In Patients Undergoing Serious, More Invasive Surgeries
A large French study has shown that monitoring both hemoglobin (SpHb) and plethysmography variability index (PVI) as part of a vascular filling algorithm allows for optimal transfusion among surgical patients, thereby reducing mortality. The researchers noted that inclusion of such noninvasive devices may significantly affect patient outcomes in the future, particularly among patients undergoing serious, more invasive surgeries.
“We know that anemia and inadequate volume filling are two important factors in morbidity and mortality after anesthesia,” said Nathalie Nathan, MD, the head of the Department of Anesthesiology at Centre Hospitalier Universitaire de Limoges, in Limoges, France.
“Although meta-analyses have demonstrated the utility of adapting filling volume and blood transfusions to correct anemia on a case-by-case basis, most of these trials lacked external validity. Therefore, we wanted to see if continuous monitoring of hemoglobin and PVI, when integrated into an algorithm, could improve mortality and transfusion needs in a single hospital center.”
Dr. Nathan and her colleagues set out to compare the percentage of patients receiving transfusion during the first 48 hours after surgery, as well as 30- and 90-day mortality between two identical 11-month periods in 2013 and 2014. The difference between the two periods was that during 2014, all operating rooms, recovery rooms and ICUs were equipped with and personnel were trained on the Masimo Radical-7 to monitor hemoglobin and PVI. Each patient received vascular filling with either crystalloids or blood, according to an institutional algorithm.
Demographic, anesthesia, surgical and transfusion data were obtained from an electronic database. Data from the hemoglobin and PVI monitors were collected from a secure, proprietary third-party system.
Surgical Severity Differences
As Dr. Nathan reported at the 2016 annual meeting of the American Society of Anesthesiologists (abstract A1103), 18,867 patients were eligible for analysis. A total of 3,540 patients in 2014 underwent goal-directed therapy guided by hemoglobin and PVI data provided by the noninvasive device. “However, these patients were older, had longer duration of surgery and a greater severity of surgery than those from 2013,” Dr. Nathan explained.
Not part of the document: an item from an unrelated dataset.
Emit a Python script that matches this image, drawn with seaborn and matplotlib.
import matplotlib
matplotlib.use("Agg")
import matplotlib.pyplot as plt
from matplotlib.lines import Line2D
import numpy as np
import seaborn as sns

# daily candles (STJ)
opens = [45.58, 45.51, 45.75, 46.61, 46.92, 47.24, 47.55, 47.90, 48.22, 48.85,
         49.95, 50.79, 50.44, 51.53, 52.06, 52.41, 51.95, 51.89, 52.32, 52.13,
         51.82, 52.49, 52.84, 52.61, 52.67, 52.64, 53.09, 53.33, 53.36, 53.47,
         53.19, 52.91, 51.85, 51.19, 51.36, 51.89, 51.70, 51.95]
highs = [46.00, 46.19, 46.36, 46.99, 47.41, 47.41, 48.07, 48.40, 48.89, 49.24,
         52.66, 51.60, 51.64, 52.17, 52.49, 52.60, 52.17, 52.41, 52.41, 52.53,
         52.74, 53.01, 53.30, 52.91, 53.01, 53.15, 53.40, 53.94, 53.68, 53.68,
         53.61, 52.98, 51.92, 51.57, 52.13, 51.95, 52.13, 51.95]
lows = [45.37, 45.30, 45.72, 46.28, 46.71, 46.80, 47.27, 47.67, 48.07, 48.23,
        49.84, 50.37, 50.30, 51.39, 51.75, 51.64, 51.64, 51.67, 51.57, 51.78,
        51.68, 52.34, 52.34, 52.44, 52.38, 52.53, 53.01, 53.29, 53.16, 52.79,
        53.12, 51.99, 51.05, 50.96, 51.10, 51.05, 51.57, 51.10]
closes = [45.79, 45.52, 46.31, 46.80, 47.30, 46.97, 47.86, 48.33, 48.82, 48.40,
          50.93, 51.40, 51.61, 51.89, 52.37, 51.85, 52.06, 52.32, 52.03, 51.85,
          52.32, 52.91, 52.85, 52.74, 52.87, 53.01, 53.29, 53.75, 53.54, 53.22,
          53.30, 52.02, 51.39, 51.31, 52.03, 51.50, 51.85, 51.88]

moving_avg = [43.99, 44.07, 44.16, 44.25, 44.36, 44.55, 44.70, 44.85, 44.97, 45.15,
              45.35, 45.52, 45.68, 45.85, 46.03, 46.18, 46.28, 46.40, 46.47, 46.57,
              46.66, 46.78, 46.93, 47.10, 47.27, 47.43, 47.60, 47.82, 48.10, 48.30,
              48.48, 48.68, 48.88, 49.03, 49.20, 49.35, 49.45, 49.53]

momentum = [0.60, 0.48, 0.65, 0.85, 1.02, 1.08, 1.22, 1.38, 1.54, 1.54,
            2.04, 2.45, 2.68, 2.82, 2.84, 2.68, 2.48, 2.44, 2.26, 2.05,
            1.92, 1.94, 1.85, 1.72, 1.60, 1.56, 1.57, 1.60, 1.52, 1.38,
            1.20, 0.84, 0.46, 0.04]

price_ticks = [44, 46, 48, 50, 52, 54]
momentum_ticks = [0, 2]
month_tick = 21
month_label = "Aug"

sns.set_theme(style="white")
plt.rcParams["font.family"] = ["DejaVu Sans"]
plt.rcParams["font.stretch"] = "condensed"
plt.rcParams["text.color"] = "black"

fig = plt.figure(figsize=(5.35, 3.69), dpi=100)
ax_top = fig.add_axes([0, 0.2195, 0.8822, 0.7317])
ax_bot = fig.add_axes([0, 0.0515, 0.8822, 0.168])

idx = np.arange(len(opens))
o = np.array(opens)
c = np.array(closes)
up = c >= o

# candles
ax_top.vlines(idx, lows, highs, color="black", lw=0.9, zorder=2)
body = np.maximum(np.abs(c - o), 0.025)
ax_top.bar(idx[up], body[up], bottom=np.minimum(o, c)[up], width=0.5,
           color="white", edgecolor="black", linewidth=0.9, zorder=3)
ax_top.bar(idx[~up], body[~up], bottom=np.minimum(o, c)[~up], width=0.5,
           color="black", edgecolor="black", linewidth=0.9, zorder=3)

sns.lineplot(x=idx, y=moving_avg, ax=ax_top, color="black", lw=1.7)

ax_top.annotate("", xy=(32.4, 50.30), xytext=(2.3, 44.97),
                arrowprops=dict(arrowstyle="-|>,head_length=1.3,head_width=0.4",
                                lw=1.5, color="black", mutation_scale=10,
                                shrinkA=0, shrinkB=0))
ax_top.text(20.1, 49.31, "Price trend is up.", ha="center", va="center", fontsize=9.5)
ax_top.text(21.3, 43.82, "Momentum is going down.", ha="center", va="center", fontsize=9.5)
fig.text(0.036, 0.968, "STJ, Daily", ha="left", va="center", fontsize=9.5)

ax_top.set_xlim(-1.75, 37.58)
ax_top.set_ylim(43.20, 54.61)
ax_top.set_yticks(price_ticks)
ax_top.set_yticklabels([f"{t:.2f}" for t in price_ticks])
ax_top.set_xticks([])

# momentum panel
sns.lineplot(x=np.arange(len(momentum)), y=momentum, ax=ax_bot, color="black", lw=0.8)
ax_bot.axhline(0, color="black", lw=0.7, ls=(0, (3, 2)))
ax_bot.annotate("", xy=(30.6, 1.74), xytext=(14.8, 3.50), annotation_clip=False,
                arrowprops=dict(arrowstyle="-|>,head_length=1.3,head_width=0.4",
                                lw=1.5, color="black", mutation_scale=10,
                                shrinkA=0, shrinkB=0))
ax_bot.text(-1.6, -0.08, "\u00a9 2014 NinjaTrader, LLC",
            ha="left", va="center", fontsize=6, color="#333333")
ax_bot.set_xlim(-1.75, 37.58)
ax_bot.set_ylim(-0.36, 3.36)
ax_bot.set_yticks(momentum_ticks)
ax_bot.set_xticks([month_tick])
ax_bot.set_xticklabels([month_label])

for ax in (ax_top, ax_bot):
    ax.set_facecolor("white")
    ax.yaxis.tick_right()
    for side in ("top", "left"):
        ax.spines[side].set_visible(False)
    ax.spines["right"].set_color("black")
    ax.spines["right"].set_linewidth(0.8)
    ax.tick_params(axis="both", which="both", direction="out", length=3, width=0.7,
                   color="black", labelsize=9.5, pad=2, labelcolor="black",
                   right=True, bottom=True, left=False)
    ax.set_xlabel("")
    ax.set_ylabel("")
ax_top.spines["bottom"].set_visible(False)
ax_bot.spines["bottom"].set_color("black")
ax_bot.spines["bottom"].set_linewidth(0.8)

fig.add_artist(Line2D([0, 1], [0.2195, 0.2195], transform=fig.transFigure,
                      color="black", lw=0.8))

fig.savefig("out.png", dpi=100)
The study found that the percentage of transfused patients at 48 hours did not change between the two periods (7.9% in 2013 vs. 8.5% in 2014; P=0.1323). The same was true for the number of units of blood transfused at 48 hours (3.4±2.7 vs. 3.4±2.9; P>0.05). Nevertheless, patients who underwent goal-directed therapy were more often transfused in the operating room than their counterparts who did not when SpHb was used in noncardiac surgery (72.9% vs. 56.1%; P=0.0002).
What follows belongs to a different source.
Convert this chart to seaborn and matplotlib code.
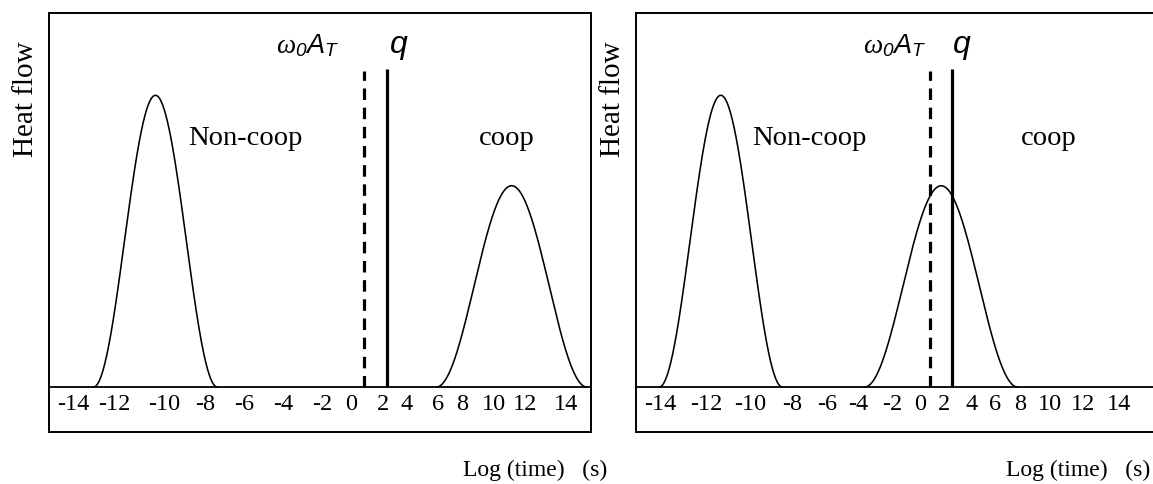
import numpy as np
import pandas as pd
import matplotlib
matplotlib.use("Agg")
import matplotlib.pyplot as plt
import seaborn as sns

# Heat-flow peaks (log-time units): Non-coop and coop relaxations
peak_names = ["Non-coop", "coop"]
peak_heights = [1.0, 0.69]
left_centers = [-10.64, 10.40]
left_half_widths = [3.66, 4.45]
right_centers = [-11.96, 2.28]
right_half_widths = [3.98, 4.95]

# Characteristic times: omega0*A_T (dashed) and q (solid)
left_marks = [1.70, 3.05]
right_marks = [1.55, 2.99]
mark_tops = [1.083, 1.09]

# Typed labels along the time strip and where each one sits
tick_labels = ["-14", "-12", "-10", "-8", "-6", "-4", "-2", "0",
               "2", "4", "6", "8", "10", "12", "14"]
left_tick_slots = [-15.52, -13.05, -10.10, -7.70, -5.40, -3.11, -0.81, 0.94,
                   2.79, 4.22, 6.07, 7.49, 9.35, 11.20, 13.61]
right_tick_slots = [-15.86, -12.91, -10.07, -7.36, -5.11, -3.10, -0.86, 0.92,
                    2.45, 4.22, 5.75, 7.41, 9.30, 11.43, 13.78]

sns.set_theme(style="white")
plt.rcParams["font.family"] = ["Liberation Serif", "DejaVu Serif"]
plt.rcParams["mathtext.fontset"] = "custom"
plt.rcParams["mathtext.rm"] = "Liberation Serif"
plt.rcParams["mathtext.it"] = "Liberation Serif:italic"
plt.rcParams["mathtext.sf"] = "Liberation Sans:italic"

fig = plt.figure(figsize=(11.53, 4.85), dpi=100)
ax_left = fig.add_axes([0.0423, 0.1072, 0.4703, 0.8639])
ax_right = fig.add_axes([0.5516, 0.1072, 0.4703, 0.8639])

YLIM = (-0.154, 1.282)


def bell(center, half_width, height):
    x = np.linspace(center - half_width, center + half_width, 400)
    y = height * np.cos(np.pi * (x - center) / (2 * half_width)) ** 2
    return pd.DataFrame({"log_time": x, "heat_flow": y})


def draw_panel(ax, centers, half_widths, marks, slots, xlim,
               label_x, omega_x, q_x, xlabel_x):
    for c, w, h in zip(centers, half_widths, peak_heights):
        sns.lineplot(data=bell(c, w, h), x="log_time", y="heat_flow",
                     ax=ax, color="black", linewidth=1.15, sort=False)

    ax.vlines(marks[0], 0, mark_tops[0], colors="black", linewidth=2.3,
              linestyles=[(0, (3.6, 2.4))])
    ax.vlines(marks[1], 0, mark_tops[1], colors="black", linewidth=2.3)

    ax.set_xlim(*xlim)
    ax.set_ylim(*YLIM)
    ax.set_xticks([])
    ax.set_yticks([])
    for sp in ax.spines.values():
        sp.set_color("black")
        sp.set_linewidth(1.4)

    # baseline strip carrying the typed time labels
    base = (0 - YLIM[0]) / (YLIM[1] - YLIM[0])
    strip = ax.secondary_xaxis(base)
    strip.spines["bottom"].set_color("black")
    strip.spines["bottom"].set_linewidth(1.3)
    strip.set_xticks(slots, labels=tick_labels)
    strip.tick_params(length=0, pad=4.5, labelsize=17.5, colors="black")

    for name, lx in zip(peak_names, label_x):
        ax.text(lx, 0.833, name, ha="center", va="baseline",
                fontsize=20.5, color="black")

    ax.text(omega_x, 1.147, r"$\omega_{\mathsf{0}}\mathsf{A}_{\mathsf{T}}$",
            ha="left", va="baseline", fontsize=19.5, color="black")
    ax.text(q_x, 1.147, "q", ha="left", va="baseline", fontsize=23,
            family="Liberation Sans", style="italic", color="black")

    ax.set_ylabel("Heat flow", fontsize=21, color="black", va="center")
    ax.yaxis.set_label_coords(-0.042, 0.796)
    ax.set_xlabel("Log (time)   (s)", fontsize=17, color="black",
                  ha="right", va="center")
    ax.xaxis.set_label_coords(xlabel_x, -0.0883)


draw_panel(ax_left, left_centers, left_half_widths, left_marks,
           left_tick_slots, (-16.94, 15.09),
           label_x=[-5.35, 10.12], omega_x=-3.50, q_x=3.21, xlabel_x=1.0295)
draw_panel(ax_right, right_centers, right_half_widths, right_marks,
           right_tick_slots, (-17.44, 17.60),
           label_x=[-6.26, 9.23], omega_x=-2.80, q_x=3.05, xlabel_x=0.948)

fig.savefig("out.png", dpi=100, facecolor="white")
“These results seem to say that there is no effect when using the Radical-7 because mortality was the same between the groups when no goal-directed therapy was used,” Dr. Nathan explained. “To confirm these results, we did a Cox regression analysis to evaluate the risk of death between the two periods, and we found that intermediate- and high-severity procedures were associated with a higher incidence of death, with odds ratios of 2.42 and 8.98, respectively.”
The analysis also revealed that patients who received goal-directed therapy in the second year had a significantly lower risk for 30-day mortality (odds ratio, 0.69; 95% CI, 0.50-0.99; P=0.0426).
“To conclude,” Dr. Nathan said, “continuously monitoring SpHb and PVI in a single institution seems to reduce mortality by 30% at 30 days after surgery. This is likely the result of being able to exactly adjust to patients’ needs and give blood products at exactly the right time based on the proper monitoring.”
“You stated that you used SpHb as an indicator for transfusion,” said session co-moderator Uday Jain, MD, PhD, a staff anesthesiologist at Alameda Health System, in Oakland, Calif. “However, there’s insufficient validation of this technique for transfusion. You may have transfused some patients who didn’t need it and may not have sufficiently transfused others who did need it. Did you also get hemoglobin values through a more conventional technique?”
“Of course,” Dr. Nathan replied. “We did two things: At the beginning of surgery, we adjusted the value of hemoglobin given by this device with the value obtained from an invasive method before surgery; we also continued to measure hemoglobin in the laboratory.
“I can say that the number of invasive measurements that we used at the hospital diminished as a result of the SpHb monitoring,” she added.
“What I get out of this study,” Dr. Jain said, “is that the plethysmographic variability index is an easy-to-measure number that alerts you when the patient is getting hypovolemic because of blood loss. A simultaneous reduction in SpHb value is confirmatory. This prompts you to measure hemoglobin by a more conventional technique; you do not base the transfusion decision entirely on the SpHb value. The reduction in mortality you observed suggests that critical hypovolemia and anemia may be missed in the absence of monitoring.”